There has always been an affinity among the different branches of the arts and friendships between its practitioners. In the museum collection, we find intriguing examples of photographers who have made portraits of other artists: novelists, poets, musicians, performance, and visual artists.

Berenice Abbott’s portrait of James Joyce, on view in this exhibition, is one of the most famous images of the writer. When Abbott got her start working for photographer Man Ray in Paris, she entered a cultural world that fostered connections to such luminaries as avant-garde writer Gertrude Stein, Dada artist Marcel Duchamp, and fashion designer Coco Chanel. In that milieu, it is easy to imagine writer James Joyce dropping by Abbott’s studio so that she could photograph him. A number of renowned artists are pictured in this exhibition, among them photographers Robert Frank, Edward Weston, and Alfred Stieglitz; poet Allen Ginsberg; and artist Georgia O’Keeffe.

Many of the subjects depicted are those Lexington can call her own, either by birthright or by long association with the city: photographer Ralph Eugene Meatyard; writers James Baker Hall, Guy Davenport, and Wendell Berry; artists Arturo Sandoval and Louis Bickett; and musician John Jacob Niles. These portraits reflect the close relationships between two important cultural circles in Lexington in the second half of the twentieth century—a literary community centered around the University of Kentucky and a photography community centered around the Lexington Camera Club.

Some artists, like Hall, are both writer and photographer, and naturally part of both circles. However, members of the Lexington Camera Club not only made portraits of their fellow photographers, but also photographed friends in the wider arts community. Meatyard’s portraits of the writer Guy Davenport and musician John Jacob Niles, are a case in point. Many also had ties to the university. Bob May, a key member of the camera club, had an enormous impact on the art museum.

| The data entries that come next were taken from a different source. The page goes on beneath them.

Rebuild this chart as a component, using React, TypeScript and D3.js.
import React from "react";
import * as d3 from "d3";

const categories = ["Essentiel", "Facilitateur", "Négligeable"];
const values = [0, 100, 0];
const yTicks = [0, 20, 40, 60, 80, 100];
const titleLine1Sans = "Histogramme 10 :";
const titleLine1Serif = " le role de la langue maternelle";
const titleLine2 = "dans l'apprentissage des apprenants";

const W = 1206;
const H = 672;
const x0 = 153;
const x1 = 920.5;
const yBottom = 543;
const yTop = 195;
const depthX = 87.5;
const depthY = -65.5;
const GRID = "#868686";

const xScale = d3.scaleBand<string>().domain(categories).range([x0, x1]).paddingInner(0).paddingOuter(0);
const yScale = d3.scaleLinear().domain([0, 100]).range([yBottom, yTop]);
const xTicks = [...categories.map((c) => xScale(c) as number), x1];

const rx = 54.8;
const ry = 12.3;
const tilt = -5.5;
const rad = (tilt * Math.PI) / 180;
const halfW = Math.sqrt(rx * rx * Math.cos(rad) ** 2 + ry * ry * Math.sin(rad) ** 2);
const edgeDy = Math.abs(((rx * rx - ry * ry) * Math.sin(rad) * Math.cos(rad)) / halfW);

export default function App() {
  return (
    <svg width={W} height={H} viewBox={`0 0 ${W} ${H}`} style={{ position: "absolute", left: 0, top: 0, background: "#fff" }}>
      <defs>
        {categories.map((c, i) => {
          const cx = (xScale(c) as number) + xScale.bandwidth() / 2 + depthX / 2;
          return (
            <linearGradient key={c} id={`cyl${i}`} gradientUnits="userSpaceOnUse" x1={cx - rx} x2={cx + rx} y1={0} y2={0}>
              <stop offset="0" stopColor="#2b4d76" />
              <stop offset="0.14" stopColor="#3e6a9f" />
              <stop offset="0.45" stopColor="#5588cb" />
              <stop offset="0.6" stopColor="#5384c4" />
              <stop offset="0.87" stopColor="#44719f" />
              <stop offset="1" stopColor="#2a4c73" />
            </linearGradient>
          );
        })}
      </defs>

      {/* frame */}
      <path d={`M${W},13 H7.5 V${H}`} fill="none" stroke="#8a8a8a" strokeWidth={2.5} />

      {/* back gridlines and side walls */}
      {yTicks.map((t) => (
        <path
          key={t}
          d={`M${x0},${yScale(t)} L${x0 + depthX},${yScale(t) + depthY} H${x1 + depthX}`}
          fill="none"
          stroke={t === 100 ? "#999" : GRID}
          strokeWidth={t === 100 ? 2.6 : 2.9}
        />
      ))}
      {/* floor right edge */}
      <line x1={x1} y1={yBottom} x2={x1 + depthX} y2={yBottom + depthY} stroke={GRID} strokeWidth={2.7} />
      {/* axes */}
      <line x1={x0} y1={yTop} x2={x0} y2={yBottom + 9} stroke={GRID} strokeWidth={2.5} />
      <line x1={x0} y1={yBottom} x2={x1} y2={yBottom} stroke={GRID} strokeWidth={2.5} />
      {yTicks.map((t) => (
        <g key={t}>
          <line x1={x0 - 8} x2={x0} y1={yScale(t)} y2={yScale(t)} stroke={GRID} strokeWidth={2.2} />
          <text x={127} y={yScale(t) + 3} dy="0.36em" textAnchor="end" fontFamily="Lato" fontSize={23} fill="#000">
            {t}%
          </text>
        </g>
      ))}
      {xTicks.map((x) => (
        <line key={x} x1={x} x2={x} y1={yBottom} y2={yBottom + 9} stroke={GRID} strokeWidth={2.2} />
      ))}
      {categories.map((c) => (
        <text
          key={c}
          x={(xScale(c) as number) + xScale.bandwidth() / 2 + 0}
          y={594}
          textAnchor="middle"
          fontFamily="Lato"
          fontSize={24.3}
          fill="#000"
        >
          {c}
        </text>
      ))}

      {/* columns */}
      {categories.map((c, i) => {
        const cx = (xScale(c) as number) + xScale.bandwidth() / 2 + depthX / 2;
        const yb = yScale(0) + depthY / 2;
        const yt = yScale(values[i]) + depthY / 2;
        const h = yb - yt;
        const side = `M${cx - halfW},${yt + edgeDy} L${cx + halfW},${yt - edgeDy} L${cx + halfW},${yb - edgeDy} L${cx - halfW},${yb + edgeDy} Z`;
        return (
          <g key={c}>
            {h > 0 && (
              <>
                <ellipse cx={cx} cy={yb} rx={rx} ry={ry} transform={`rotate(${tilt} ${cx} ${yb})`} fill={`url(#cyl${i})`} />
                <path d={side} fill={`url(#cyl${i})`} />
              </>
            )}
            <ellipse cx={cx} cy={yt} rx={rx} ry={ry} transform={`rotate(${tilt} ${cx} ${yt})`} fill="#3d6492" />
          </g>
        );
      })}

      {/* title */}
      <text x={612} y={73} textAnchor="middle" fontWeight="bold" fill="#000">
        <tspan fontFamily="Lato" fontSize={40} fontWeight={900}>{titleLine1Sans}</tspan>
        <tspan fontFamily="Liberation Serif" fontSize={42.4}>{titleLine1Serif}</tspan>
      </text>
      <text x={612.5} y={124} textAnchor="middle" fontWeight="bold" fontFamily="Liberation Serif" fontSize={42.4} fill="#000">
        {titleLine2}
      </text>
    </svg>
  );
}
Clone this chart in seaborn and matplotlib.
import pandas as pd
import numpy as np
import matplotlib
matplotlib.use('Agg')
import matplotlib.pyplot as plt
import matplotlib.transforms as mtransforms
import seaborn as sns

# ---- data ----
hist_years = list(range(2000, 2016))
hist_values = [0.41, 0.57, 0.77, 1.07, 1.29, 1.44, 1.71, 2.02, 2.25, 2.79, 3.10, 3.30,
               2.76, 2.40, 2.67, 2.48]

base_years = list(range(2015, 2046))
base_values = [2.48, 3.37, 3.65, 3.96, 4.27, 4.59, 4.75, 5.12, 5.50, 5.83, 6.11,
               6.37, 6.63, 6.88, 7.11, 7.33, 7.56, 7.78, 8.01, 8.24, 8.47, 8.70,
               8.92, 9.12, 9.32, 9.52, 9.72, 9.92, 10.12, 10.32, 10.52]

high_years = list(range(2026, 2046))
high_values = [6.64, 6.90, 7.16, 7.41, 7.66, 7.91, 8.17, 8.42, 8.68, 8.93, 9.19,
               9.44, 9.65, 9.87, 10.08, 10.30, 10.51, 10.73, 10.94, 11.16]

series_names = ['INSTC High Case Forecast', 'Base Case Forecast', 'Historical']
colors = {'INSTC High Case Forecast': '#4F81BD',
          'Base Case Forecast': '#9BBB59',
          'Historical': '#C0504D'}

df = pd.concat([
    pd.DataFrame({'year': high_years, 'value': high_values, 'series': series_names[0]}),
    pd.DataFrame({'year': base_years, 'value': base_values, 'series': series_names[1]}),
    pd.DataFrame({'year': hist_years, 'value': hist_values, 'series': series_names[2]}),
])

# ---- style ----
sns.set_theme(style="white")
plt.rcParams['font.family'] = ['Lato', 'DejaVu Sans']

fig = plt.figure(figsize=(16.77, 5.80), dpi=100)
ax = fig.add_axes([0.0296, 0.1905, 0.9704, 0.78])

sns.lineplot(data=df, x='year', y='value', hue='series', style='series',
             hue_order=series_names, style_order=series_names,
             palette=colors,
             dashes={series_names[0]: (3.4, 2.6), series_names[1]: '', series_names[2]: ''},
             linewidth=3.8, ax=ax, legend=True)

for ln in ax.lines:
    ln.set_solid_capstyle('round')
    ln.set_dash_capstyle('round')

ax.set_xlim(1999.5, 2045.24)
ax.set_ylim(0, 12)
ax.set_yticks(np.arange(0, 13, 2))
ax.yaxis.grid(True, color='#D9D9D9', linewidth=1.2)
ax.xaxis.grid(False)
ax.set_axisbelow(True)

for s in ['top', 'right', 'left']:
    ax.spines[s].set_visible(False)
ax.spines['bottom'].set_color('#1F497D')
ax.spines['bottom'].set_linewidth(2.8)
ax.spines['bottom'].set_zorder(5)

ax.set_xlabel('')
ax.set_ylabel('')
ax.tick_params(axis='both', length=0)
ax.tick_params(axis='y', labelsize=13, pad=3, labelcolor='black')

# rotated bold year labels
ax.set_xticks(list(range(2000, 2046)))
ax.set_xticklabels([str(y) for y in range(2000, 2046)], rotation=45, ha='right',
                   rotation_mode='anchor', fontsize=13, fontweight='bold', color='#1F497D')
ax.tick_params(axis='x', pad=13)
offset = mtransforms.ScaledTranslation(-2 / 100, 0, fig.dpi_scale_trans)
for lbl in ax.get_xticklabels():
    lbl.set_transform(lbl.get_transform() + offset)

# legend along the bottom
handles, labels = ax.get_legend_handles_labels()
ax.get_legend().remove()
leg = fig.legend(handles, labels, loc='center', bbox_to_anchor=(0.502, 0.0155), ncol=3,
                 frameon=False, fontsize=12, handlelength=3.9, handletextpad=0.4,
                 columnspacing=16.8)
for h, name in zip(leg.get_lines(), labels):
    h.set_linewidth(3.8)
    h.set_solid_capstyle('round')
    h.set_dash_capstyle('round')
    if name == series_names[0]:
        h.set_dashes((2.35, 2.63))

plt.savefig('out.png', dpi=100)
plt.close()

His passion for photography led him to collect work by leading twentieth century practitioners, such as Imogen Cunningham, whose portrait of Stieglitz is on view here. He bequeathed his collection along with his own photographs—a total of more than 1,200 works—to the museum and left an endowment to fund the purchase of photography and to promote photography education. More than half of the photographs shown here—including the portrait of him by Dennis Carpenter—were either part of his bequest or purchased with funds he provided.